I hear that so often that the protection fails our youths. I guess they get so caught up in the feel good moment that they get careless as well. When the baby comes, reality will hit him. Suicide should not be an option. He will have a child who will need a father. He is just still so young now. If he will not go to counseling, then you can to receive intervention and coping strategies in dealing with your son. Additionally, if your son ever mentions suicide and seems serious, call the National/Local Suicide Hotline immediately.
I am wondering if there is more to this situation than just the pregnancy.
Even if your son does not want to talk now, just let him know that you will always be there for him no matter what happens. This is the time that he really needs you and not his friends.
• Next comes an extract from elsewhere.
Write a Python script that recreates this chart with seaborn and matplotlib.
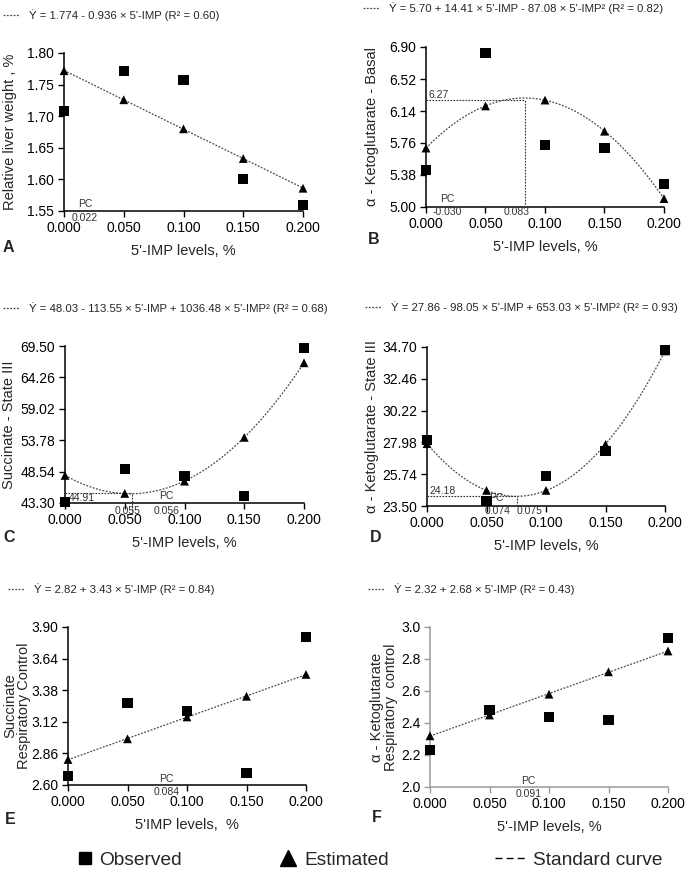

Does your son feel that now he has to marry this girl? He probably feels like his freedom will soon be over having a child. He may feel like he will not be able to hang out with his friends much anymore. But it is hard to tell specifically until he decides to open up to you, a close relative, or counselor, or even a pastor.
The relationship with the girl has been a weird one. they fell in like a couple of years ago and she has never stopped caring about him. I think she has chased him ever since mostly by texting. Once in awhile he will respond to her but would never make it clear to her that he didn't want a relationship with her. So last March, he gets together with her and inadvertently creates a baby. I don't believe he has any intention of marrying her but says to her he will be there for the baby as much as is possible. She has agreed to this. He is still talking about football, graduating from high school and going to college. He thinks she will be the primary parent to the child while he finishes all these plans and gets a job. I don't think he will reject the child. And we (his parents) will not reject the child. But I worry about him because he doesn't talk to me about this. He will talk about everything else. Thanks for your help. I have been considering counseling for myself about this and other things but don't know if I can get him into counseling but I will seriously look into it.